How Solana Transaction Fees Work (and Why They Are Low)
Solana is famous for its low fees, but how do they actually work? Understanding the fee model helps you launch tokens and send transactions efficiently.
The Base Fee
Every transaction pays a small base fee (around 0.000005 SOL per signature). This is intentionally tiny and predictable.
Compute Units
Each transaction has a compute budget measured in compute units (CU). Simple transfers use few CUs; complex transactions (like creating a token with metadata) use more.
Priority Fees
During busy periods you can add a priority fee (a price per compute unit) so validators prioritize your transaction. Even with priority fees, the total is usually a fraction of a cent.
Why Fees Stay Low
- High throughput spreads demand across many transactions.
- Parallel processing handles non-conflicting transactions simultaneously.
- Local fee markets prevent one busy app from spiking fees network-wide.
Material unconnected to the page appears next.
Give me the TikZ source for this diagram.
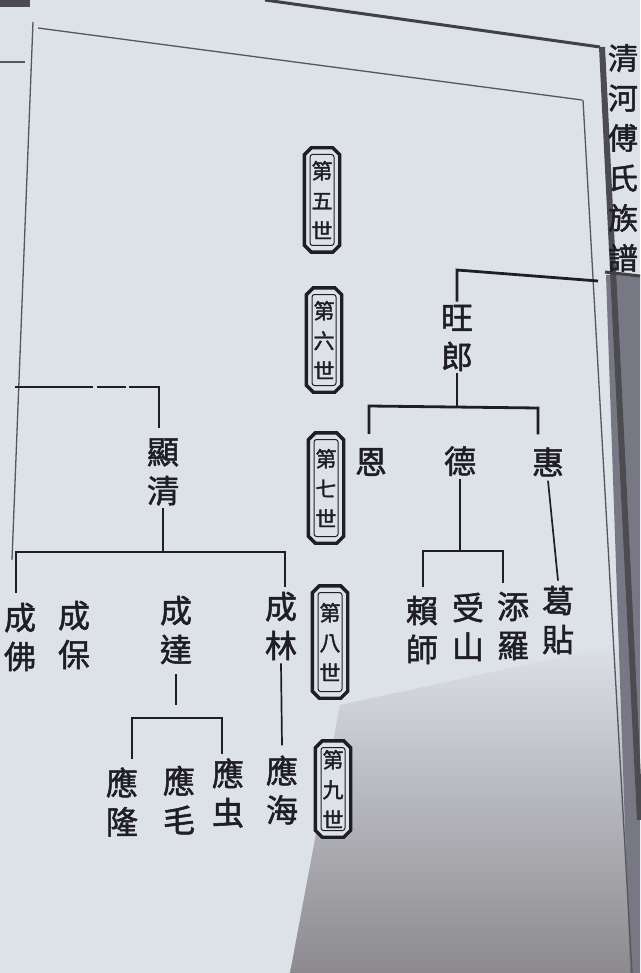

Tips to Avoid Failed Transactions
If your transactions expire during congestion, add a modest priority fee and use a reliable RPC endpoint. This is especially important when creating tokens, which involve several instructions in one transaction.
FAQ
Do I always need a priority fee?
No — only when the network is busy or you need fast confirmation.
Who receives the fees?
Validators, with a portion of the base fee burned.